(Reuters) -The Federal Deposit Insurance Corp said its withdrawal of a record $40 billion in U.S. Treasury Funds on Friday as it seized control of Silicon Valley Bank will not affect when the Treasury runs out of operating room under the debt ceiling.

The FDIC withdrawal from the Treasury General Account was many times larger than any previous largest draws, according to data from the Daily Treasury Statement for March 10 released late on Monday.

Combined with about $13 billion of other federal agency withdrawals on Friday, that left Treasury with just over $208 billion in operating funds at the TGA, which is held at the Federal Reserve. That was down by more than $100 billion from Wednesday’s TGA balance, reported by the Fed on Thursday.

The FDIC took control of SVB Financial and on Sunday guaranteed both insured and uninsured deposits at the institution to shore up confidence in the banking system. The same protection were offered to New York’s Signature Bank, which failed on Sunday, and the Federal Reserve opened a new facility to give banks access to emergency funds.

“The actions we have taken to protect depositors and the stability of the banking system have not affected the X-date for the debt limit,” a U.S. Treasury spokesperson said in an emailed statement to Reuters, using a common Washington term for the date when the Treasury would no longer be able to pay all of the government’s bills without a debt ceiling increase.

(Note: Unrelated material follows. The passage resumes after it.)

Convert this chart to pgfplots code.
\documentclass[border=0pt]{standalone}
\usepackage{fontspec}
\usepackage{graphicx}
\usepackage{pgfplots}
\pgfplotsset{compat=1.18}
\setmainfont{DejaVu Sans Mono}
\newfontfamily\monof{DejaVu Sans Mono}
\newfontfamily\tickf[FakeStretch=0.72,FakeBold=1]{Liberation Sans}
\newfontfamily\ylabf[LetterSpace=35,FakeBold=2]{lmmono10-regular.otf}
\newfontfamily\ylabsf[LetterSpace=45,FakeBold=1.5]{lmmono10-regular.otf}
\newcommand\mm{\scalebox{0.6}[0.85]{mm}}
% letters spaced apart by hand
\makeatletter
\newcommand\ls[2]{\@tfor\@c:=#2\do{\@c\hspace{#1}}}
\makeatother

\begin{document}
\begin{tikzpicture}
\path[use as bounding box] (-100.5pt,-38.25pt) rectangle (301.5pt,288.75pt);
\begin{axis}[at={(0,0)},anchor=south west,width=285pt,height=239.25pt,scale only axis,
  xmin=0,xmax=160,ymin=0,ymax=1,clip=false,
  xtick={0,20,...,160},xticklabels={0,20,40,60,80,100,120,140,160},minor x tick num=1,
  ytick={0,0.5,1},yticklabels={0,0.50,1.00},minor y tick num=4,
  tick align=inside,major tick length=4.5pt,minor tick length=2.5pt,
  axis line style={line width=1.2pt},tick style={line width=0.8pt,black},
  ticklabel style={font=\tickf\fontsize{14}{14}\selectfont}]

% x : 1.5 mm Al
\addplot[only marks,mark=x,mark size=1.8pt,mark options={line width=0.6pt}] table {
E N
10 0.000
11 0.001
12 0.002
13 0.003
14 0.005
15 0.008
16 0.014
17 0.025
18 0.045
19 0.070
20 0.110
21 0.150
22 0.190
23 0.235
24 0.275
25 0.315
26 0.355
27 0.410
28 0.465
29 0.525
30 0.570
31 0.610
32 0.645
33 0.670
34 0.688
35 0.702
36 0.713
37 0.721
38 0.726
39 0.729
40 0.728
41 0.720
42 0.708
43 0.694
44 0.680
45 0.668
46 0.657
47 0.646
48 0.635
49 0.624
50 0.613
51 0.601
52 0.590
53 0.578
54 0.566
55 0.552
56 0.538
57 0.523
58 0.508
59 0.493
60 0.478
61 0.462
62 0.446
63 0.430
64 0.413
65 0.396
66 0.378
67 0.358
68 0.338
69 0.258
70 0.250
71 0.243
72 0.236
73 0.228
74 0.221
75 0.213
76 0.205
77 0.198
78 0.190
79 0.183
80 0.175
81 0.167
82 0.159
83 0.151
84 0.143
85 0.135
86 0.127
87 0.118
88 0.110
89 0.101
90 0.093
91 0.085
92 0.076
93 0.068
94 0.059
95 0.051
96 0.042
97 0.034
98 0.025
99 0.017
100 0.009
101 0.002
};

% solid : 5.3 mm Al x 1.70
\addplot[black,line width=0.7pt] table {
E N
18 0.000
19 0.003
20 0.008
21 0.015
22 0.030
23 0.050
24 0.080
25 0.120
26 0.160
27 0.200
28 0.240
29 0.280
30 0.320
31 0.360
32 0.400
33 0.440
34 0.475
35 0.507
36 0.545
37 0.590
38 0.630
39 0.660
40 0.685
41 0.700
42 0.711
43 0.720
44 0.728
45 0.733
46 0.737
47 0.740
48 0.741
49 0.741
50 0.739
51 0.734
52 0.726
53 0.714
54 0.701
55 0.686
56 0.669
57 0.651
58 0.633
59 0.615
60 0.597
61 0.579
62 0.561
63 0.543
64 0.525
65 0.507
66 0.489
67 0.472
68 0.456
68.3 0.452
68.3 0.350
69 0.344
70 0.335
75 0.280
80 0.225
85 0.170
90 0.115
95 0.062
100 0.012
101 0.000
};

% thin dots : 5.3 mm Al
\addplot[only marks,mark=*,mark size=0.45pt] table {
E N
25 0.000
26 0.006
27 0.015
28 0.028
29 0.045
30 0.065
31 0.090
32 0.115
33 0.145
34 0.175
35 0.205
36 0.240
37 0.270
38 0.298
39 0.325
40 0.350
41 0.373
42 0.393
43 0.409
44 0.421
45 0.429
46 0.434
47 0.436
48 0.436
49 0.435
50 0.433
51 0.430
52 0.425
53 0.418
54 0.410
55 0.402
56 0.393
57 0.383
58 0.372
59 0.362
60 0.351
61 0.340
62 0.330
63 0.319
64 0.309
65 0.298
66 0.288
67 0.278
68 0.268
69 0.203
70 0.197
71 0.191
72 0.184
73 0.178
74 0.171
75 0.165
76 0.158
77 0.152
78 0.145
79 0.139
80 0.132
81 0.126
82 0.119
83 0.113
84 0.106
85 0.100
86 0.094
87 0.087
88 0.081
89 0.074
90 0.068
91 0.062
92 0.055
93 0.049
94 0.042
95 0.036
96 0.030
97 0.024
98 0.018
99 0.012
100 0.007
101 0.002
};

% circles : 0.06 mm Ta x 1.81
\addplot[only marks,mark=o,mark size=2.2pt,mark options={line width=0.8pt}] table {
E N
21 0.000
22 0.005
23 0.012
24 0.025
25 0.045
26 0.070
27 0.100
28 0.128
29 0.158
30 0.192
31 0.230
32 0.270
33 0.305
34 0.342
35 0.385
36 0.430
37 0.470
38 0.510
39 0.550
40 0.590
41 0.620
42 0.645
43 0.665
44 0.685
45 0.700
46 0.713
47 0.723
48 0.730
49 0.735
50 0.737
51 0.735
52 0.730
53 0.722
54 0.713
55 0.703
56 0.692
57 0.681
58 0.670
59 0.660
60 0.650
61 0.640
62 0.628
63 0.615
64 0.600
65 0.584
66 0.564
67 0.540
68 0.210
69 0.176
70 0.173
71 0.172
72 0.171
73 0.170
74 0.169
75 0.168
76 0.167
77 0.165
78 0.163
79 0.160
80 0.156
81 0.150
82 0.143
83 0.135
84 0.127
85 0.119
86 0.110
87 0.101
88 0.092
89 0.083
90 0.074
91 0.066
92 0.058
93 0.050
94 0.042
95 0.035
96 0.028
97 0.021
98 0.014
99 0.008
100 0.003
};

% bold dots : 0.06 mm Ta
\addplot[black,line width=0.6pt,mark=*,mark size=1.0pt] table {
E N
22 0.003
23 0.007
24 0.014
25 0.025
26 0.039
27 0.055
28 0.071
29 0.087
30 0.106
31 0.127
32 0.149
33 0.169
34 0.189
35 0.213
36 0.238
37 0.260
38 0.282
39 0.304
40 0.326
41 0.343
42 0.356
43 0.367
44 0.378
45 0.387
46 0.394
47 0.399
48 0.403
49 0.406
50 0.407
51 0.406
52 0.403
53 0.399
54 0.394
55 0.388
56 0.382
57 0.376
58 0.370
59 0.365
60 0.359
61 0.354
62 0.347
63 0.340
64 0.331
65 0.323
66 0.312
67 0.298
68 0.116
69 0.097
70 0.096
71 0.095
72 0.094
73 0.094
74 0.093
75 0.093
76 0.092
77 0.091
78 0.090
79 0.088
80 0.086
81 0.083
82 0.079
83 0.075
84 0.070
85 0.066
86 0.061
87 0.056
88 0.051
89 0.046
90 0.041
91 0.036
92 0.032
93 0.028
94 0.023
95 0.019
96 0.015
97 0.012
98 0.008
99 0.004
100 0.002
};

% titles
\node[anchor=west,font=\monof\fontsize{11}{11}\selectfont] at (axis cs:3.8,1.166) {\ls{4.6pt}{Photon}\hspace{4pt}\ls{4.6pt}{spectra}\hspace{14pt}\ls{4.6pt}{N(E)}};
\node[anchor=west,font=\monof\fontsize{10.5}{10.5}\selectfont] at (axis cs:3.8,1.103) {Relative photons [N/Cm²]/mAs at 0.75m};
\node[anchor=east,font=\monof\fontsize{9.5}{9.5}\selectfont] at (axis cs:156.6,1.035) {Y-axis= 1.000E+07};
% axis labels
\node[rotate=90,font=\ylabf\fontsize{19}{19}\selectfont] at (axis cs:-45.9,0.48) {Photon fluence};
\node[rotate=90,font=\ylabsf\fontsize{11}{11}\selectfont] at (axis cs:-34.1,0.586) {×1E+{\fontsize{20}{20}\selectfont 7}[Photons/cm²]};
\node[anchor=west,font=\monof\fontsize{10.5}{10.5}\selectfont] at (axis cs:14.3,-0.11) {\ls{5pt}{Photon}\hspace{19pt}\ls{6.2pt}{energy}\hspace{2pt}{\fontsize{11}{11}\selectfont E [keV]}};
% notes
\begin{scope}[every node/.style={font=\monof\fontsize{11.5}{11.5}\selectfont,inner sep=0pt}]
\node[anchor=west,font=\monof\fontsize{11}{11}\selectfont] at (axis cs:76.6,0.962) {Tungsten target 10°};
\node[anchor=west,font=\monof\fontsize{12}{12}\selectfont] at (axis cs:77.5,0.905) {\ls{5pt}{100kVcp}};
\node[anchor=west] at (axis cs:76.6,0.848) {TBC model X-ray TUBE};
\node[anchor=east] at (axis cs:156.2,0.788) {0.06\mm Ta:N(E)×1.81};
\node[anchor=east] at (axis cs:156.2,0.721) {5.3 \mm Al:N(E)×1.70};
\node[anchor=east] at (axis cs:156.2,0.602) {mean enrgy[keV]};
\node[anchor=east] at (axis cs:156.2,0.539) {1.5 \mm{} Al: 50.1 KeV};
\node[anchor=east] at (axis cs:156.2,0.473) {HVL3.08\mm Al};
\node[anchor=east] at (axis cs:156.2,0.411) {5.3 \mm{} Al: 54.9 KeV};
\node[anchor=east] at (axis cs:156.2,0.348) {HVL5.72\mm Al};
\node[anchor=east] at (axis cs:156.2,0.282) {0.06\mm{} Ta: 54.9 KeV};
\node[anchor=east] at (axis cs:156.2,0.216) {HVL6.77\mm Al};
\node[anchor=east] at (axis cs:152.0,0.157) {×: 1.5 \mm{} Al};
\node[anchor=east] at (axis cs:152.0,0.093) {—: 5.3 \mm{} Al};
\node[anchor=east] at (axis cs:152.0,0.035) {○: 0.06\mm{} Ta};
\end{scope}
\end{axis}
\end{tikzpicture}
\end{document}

The Treasury has never issued a specific forecast for the X-date. U.S. Treasury Secretary Janet Yellen in January notified Congress notified Congress that it was “unlikely” that the Treasury’s cash and extraordinary measures will be exhausted before early June, urging lawmakers to promptly increase the debt limit.

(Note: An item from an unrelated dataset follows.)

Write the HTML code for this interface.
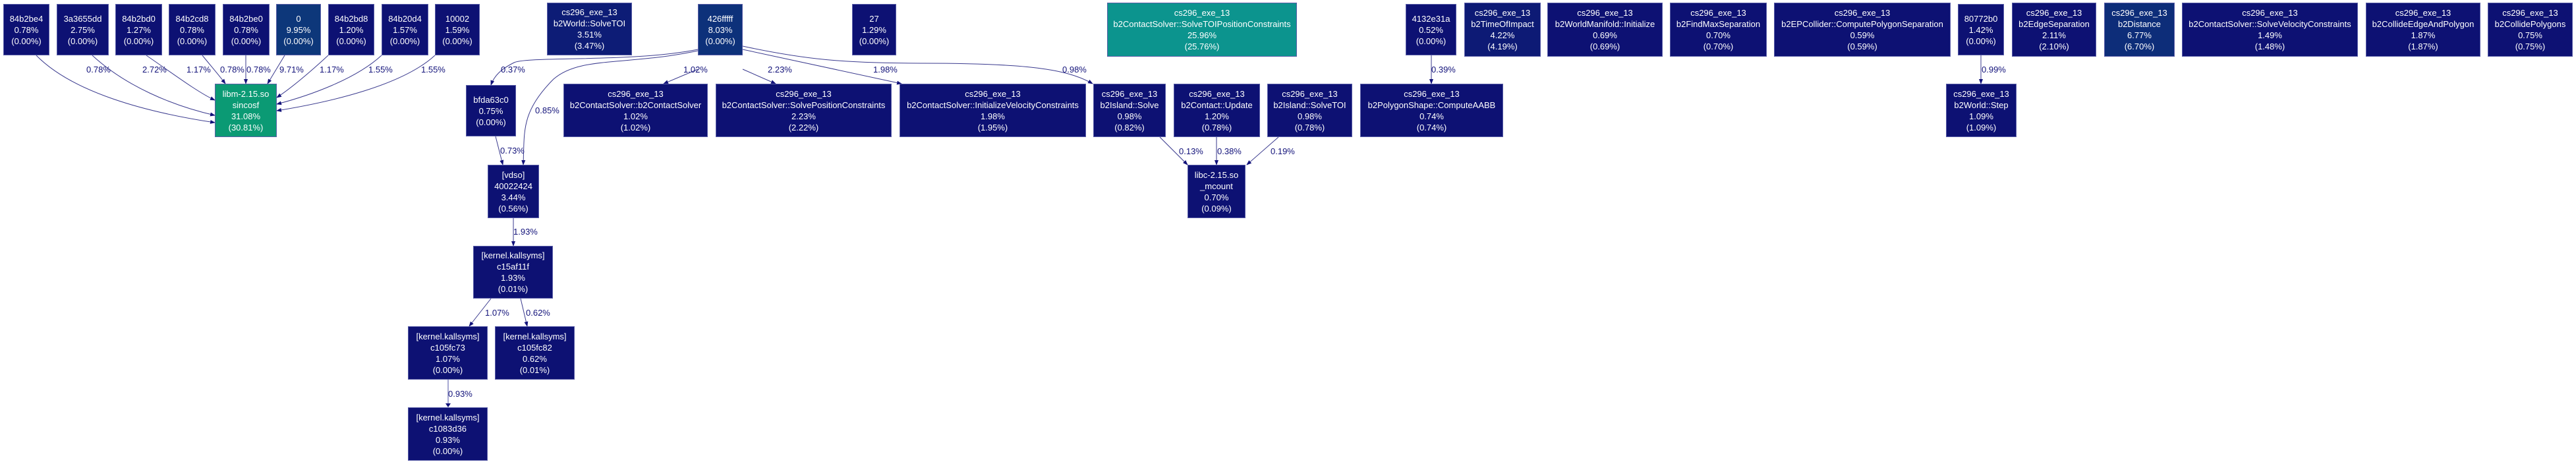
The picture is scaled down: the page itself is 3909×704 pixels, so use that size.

The Treasury has not altered that early June estimate, but Yellen has acknowledged that April tax receipts “will be informative” on the timing of the X-date.

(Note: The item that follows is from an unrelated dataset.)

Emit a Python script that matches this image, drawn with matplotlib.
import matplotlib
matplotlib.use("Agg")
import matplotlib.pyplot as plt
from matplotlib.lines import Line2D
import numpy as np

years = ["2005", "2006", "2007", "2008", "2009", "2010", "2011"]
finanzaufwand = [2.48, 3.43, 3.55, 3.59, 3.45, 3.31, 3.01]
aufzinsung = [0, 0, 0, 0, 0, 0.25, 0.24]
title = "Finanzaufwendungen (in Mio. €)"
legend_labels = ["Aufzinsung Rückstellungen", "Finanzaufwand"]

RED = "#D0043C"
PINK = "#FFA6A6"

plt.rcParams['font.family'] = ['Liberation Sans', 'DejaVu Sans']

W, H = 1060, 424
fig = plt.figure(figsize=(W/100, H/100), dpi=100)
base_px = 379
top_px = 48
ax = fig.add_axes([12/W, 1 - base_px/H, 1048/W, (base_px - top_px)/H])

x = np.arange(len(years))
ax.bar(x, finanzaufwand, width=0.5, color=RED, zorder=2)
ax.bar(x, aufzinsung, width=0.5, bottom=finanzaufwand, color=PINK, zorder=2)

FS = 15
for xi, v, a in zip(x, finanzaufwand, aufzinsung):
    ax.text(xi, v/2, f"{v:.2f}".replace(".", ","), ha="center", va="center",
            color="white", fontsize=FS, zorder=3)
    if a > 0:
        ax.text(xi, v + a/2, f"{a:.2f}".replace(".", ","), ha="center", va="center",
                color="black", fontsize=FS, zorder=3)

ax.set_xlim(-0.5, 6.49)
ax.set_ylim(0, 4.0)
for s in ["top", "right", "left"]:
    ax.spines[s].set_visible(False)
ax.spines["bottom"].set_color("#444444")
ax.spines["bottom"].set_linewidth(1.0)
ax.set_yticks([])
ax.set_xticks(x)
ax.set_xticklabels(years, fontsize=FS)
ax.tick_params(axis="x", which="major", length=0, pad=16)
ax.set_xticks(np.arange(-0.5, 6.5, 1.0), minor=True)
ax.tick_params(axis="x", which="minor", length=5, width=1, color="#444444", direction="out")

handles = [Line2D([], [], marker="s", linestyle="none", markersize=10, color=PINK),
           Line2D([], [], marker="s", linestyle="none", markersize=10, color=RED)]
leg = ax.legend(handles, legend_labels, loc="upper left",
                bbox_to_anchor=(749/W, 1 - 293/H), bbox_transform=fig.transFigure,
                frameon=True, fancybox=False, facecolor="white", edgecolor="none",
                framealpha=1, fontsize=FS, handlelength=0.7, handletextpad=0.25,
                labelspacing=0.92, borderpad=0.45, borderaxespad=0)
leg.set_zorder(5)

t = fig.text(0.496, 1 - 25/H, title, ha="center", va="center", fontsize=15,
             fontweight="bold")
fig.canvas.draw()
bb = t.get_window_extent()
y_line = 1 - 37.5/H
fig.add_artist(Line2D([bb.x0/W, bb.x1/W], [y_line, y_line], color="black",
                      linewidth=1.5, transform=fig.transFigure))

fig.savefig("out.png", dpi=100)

The Congressional Budget Office has estimated that the Treasury could hold out until sometime between July and September without a debt ceiling increase, but the timing was uncertain due to the pace of revenues and economic developments.

Wrightson ICAP analysts said in a research note that if the Treasury is unable to replace the FDIC funds, the outflow “would significantly increase the risk that the ‘X-date’ might arrive in June rather than July.”

The FDIC withdrawal came the same day that Yellen warned members of the Republican-controlled House of Representatives that a failure to lift the ceiling that results in a U.S. default would cause “economic and financial collapse.”

Also on Friday, the hardline House Freedom Caucus of congressional Republicans presented a list of demands in exchange for raising the debt ceiling, including a near-freeze on discretionary spending, ending student debt relief and COVID-19 relief programs, and rescinding $80 billion in funding for the Internal Revenue Service enacted last year.